なかなか人には相談しにくいいぼ痔。トイレの度に下着が汚れていたり、排便時には痛みや出血を感じたり…と、不快感と戦わなければなりません。

また、どの程度ひどくなったら病院で治療を受けるべきなのか、自分では判断しにくいですよね。今回の記事では、何が原因でいぼ痔になるのか、放置していても大丈夫か、どうすれば予防できるかなどを解説します。

目次

何が原因でいぼ痔になるの?

いぼ痔(痔核)は、医学的には痔核(じかく)といいます。肛門の血流が悪くなり、組織が腫れてイボのように膨らんだものです。

肛門より内側(直腸側)にできるものを内痔核、外側にできるものを外痔核といいます。

いぼ痔になる原因としては、下記のようなことがあげられます。
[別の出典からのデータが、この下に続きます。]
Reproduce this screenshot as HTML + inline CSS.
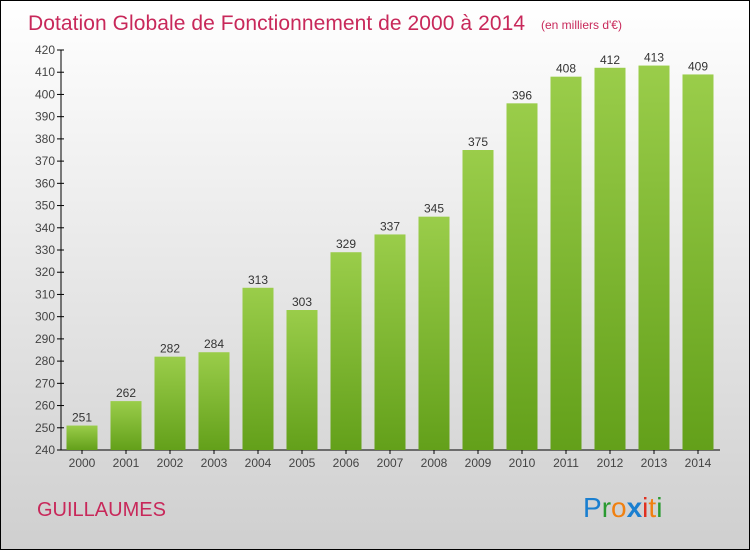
<!DOCTYPE html>
<html><head><meta charset="utf-8"><style>
body{margin:0}
#c{width:748px;height:548px;border:1px solid #000;background:linear-gradient(#ffffff,#cfcfcf);position:relative;overflow:hidden;font-family:"Liberation Sans",sans-serif}
</style></head><body>
<div id="c">
<svg id="s" width="748" height="548" xmlns="http://www.w3.org/2000/svg">
<defs><linearGradient id="g" x1="0" y1="0" x2="0" y2="1"><stop offset="0" stop-color="#9acd4a"/><stop offset="1" stop-color="#63a01a"/></linearGradient></defs>
<text x="27" y="29" font-size="21" fill="#c8285a" textLength="497">Dotation Globale de Fonctionnement de 2000 à 2014</text>
<text x="540" y="28" font-size="12" fill="#c8285a">(en milliers d'€)</text>
<text x="36" y="515" font-size="20" fill="#c8285a">GUILLAUMES</text>
<g font-size="28">
<text x="582" y="516"><tspan fill="#1a7fd0">P</tspan><tspan fill="#2a9a30">r</tspan><tspan fill="#f08010">o</tspan><tspan fill="#1a7fd0" font-weight="bold">x</tspan><tspan fill="#e03020">i</tspan><tspan fill="#f08010">t</tspan><tspan fill="#2a9a30">i</tspan></text></g>
<g id="plot"></g>
</svg></div>
<script>
const years=['2000','2001','2002','2003','2004','2005','2006','2007','2008','2009','2010','2011','2012','2013','2014'];
const values=[251,262,282,284,313,303,329,337,345,375,396,408,412,413,409];
const yTicks=[240,250,260,270,280,290,300,310,320,330,340,350,360,370,380,390,400,410,420];
const NS='http://www.w3.org/2000/svg';
const g=document.getElementById('plot');
const y=v=>449-(v-240)*(400/180);
const x=i=>81+i*44;
function mk(t,a,txt){const e=document.createElementNS(NS,t);for(const k in a)e.setAttribute(k,a[k]);if(txt!==undefined)e.textContent=txt;g.appendChild(e);return e;}
let ax=mk('line',{x1:60,y1:49,x2:60,y2:449,stroke:'#000'});


let bx=mk('line',{x1:60,y1:449,x2:719,y2:449,stroke:'#000'});


yTicks.forEach(v=>{
 let t=mk('line',{x1:56,y1:y(v),x2:63,y2:y(v),stroke:'#000'});
 
 
 let l=mk('text',{x:54,y:y(v)+4,'font-size':12,fill:'#444','text-anchor':'end'},v);
 
 
});
years.forEach((yr,i)=>{
 let b=mk('rect',{x:x(i)-15.5,y:y(values[i]),width:31,height:449-y(values[i]),fill:'url(#g)'});
 
 
 let v=mk('text',{x:x(i),y:y(values[i])-4,'font-size':12,fill:'#333','text-anchor':'middle'},values[i]);
 
 
 let t=mk('line',{x1:x(i),y1:449,x2:x(i),y2:453,stroke:'#000'});
 
 
 let l=mk('text',{x:x(i),y:466,'font-size':12,fill:'#444','text-anchor':'middle'},yr);
 
 
});
</script>
</body></html>
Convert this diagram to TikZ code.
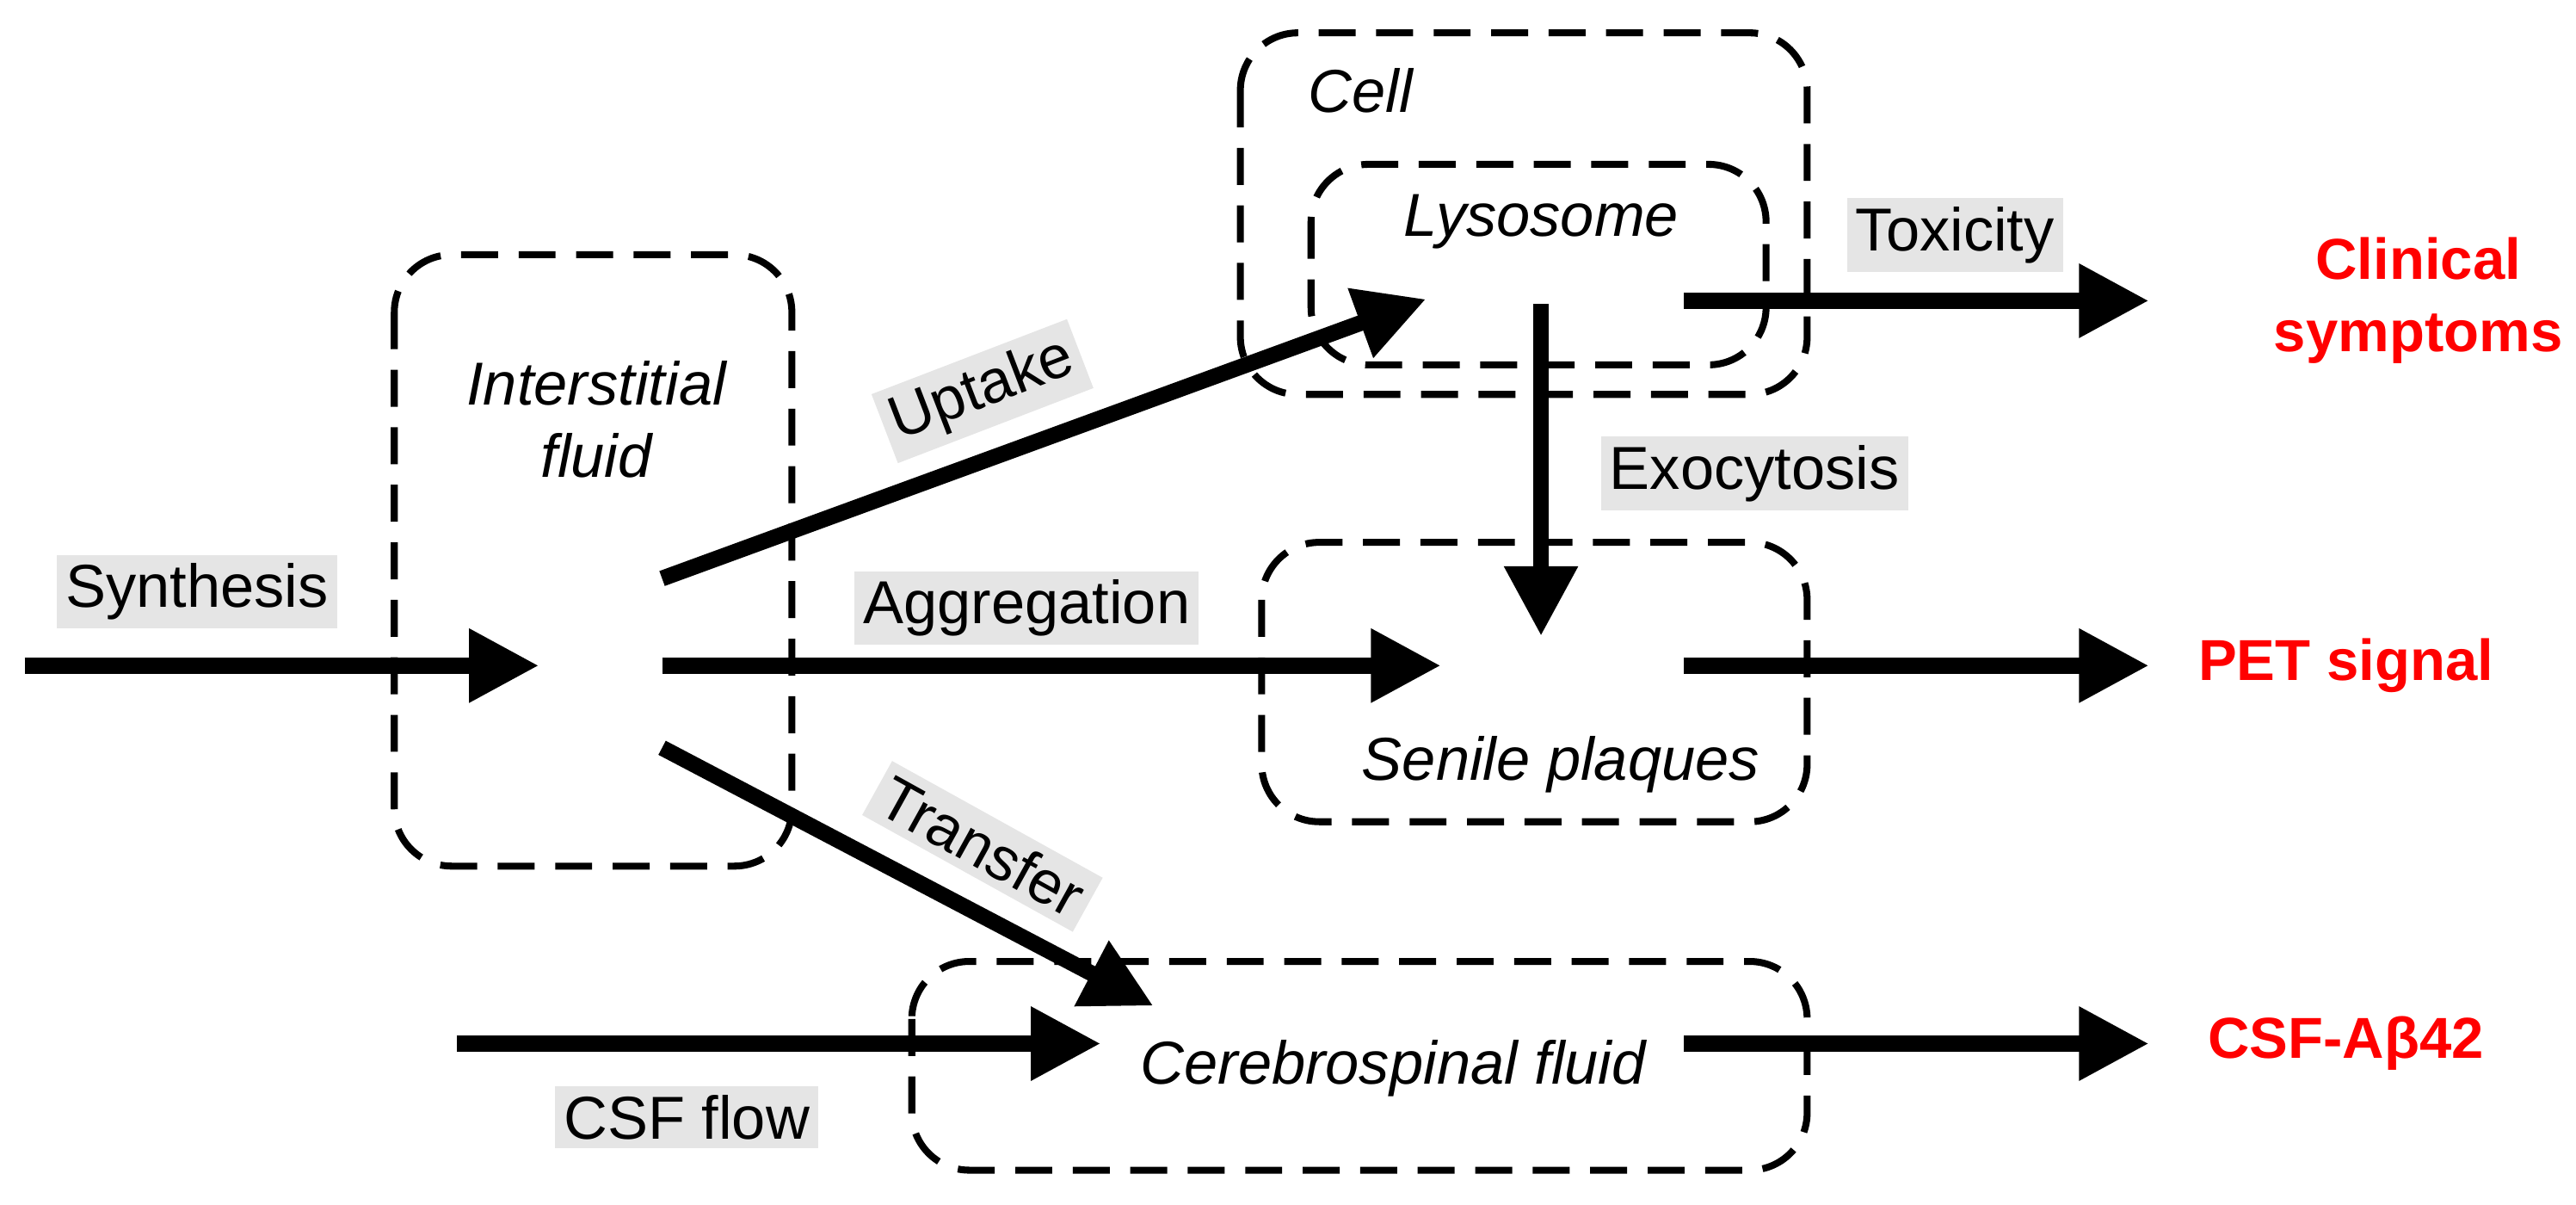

肛門に負担がかかることが原因です。

  • 便秘・下痢
  • 妊娠・出産
  • 長時間座りっぱなし
  • 香辛料のとりすぎ
  • 排便時にいきみすぎる
  • 身体を冷やしやすい、あるいは冷え症の方
  • 重いものを扱うことが多い

トイレで長時間にわたっていきみすぎると、肛門周囲の静脈に負担がかかるのでいぼ痔になる可能性が高くなります。

また、座りっぱなしでいることが多いと肛門付近の血管が圧迫されがちなので、デスクワークの方は注意が必要です。

病院に行くべきタイミングと治療の内容は?

肛門疾患診療ガイドラインでは、いぼ痔(痔核)の重症度を下記のGoligher分類によって4段階に分けています。内痔核がどの程度脱出(外に飛び出る)するかで分けられます。

  • グレードI:排便時に肛門管内で痔核は膨隆するが、脱出はしない
  • グレードII:排便時に肛門外に脱出するが、排便が終わると自然に還納する
  • グレードIII:排便時に脱出し、用手的な還納が必要である
  • グレードIV:常に肛門外に脱出し、還納が不可能である

この分類のI~II(排便時に痔核が飛び出すことはない/排便時に内痔核が飛び出すが、排便後は自然にもとに戻る程度)であれば、座薬や軟膏などの保存療法や、生活習慣の見直しによって改善に向かう可能性があります。

III~IV(排便時に飛び出た痔核を手で戻さなければいけない/押し込んでも戻すことができない)場合、手術による治療が必要かどうかの検討が行われます。

痔核はこの分類以外にも、問診(これまでにかかった病気や現在の自覚症状・痛み、脱出程度、出血、排便の状態の確認など)や肛門の診察(幹部を見たり触ったりして確認)などによって判断します。

また、血便や下血といった症状がみられる場合、他の病気のおそれもあるので大腸内視鏡検査を行うことがあります。

いぼ痔を予防するための生活習慣って?

家族

いぼ痔は、家族の中で一人に発症すると、他の人にも生じやすい病気です。遺伝ではなく、食習慣や生活習慣が似通っていることが原因として挙げられます。

もしも家族にいぼ痔に悩まされている方がいる場合、特に注意が必要です。例えば、下記のことはできているでしょうか?

肛門のまわりの血行を良くし、いぼ痔を予防するために、ぜひ心がけてみてください。

  • 便意を我慢しない
  • トイレに座る時間を短めにする(無理に便を出し切ろうとしない)
  • 肛門のまわりを清潔に保つ
  • 重たいものをできるだけ持たない
  • 身体を冷やさないようにする
  • シャワーではなく、湯船につかる習慣をつける
  • 水分を十分に摂取する
  • 座りっぱなしを避け、適度に運動をする
  • 温水洗浄便座で洗いすぎない

もしもいぼ痔になってしまったら…

いぼ痔の症状が出てしまったときは、まずは予防としてあげた上記の事柄を徹底しましょう。

加えて、内痔核が飛び出た場合、「肛門から何かが出ている」という違和感が生じるかもしれません。この場合はなるべく早めに、先端をやさしく押し込んでください。痛みを感じた場合は無理に押し込まず、医療機関を受診しましょう。

ひどい痛みやかゆみ・不快感を感じたり、飛び出た痔核が元に戻らなかったり、粘液が下着に滲み出たりした場合、早めに肛門外科での診察を受けましょう。

最後に

いぼ痔になる原因は「便秘」だけだと思っていませんでしたか?

便秘は、いぼ痔の主要な原因の一つではあります。しかしそれ以外にも、長時間の座りっぱなしや「いきみすぎ」など、様々な原因が肛門に負担を与えていることを理解していただけたでしょうか。

身体は、日々の生活の積み重ねで作られています。もしもいぼ痔ができてしまった場合、日々の生活を見直してみてください。

また、上記で紹介した症状以外にも肛門に関して気になることがあれば、早めに肛門外科を受診することをおすすめします。